Elonwabeni Resorts , the company which lost its bid for the Mthatha licence, and the Eastern Cape Gambling and Betting Board are still trying to reach agreement around Mthatha.
This follows a settlement of sorts in a massive litigation action around the two lucrative casino licences.
Elonwabeni Resorts and Ekuphumleni Resorts, which failed in their respective bids for the Mthatha and Queenstown licences, had asked the Grahamstown High Court to review and set aside the board’s decision to award the licences to Peermont Global for Mthatha and Lukhanji Leisure for Queenstown.
The two companies claimed in court papers that there was, at best, a “confused, irrational and unfair” approach to the board’s scoring of the bids, or “deliberate bias” by some members of the board which had unfairly “skewed” the results in the favour of Peermont Global and Lukhanji Leisure.
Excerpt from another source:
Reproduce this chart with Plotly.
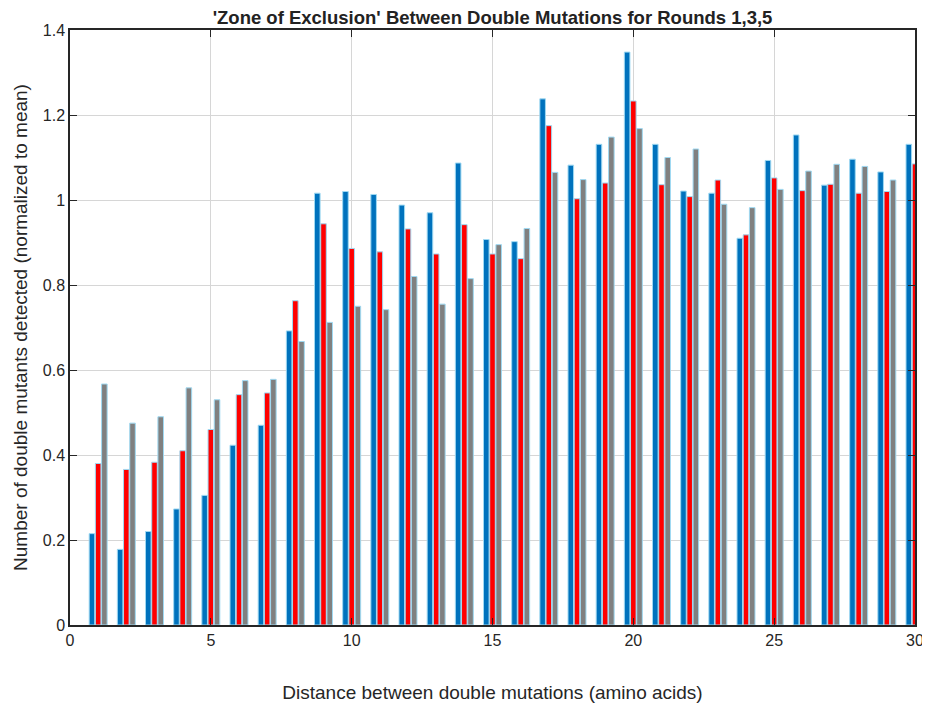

However, as a matter of “practicality”, Ekuphumleni Resorts has effectively withdrawn its court application because the Queenstown casino has been operational since December 2007.
According to the attorney for Ekuphumleni Resorts, Steve Gough , the matter of who would pay the legal costs of the application had not yet been settled and the company was not abandoning the “factual basis of their attack” on the award of the licence as it might still have a material bearing on litigation going forward.
However, Peermont Global has declined the Mthatha licence.
The court case has been postponed until May.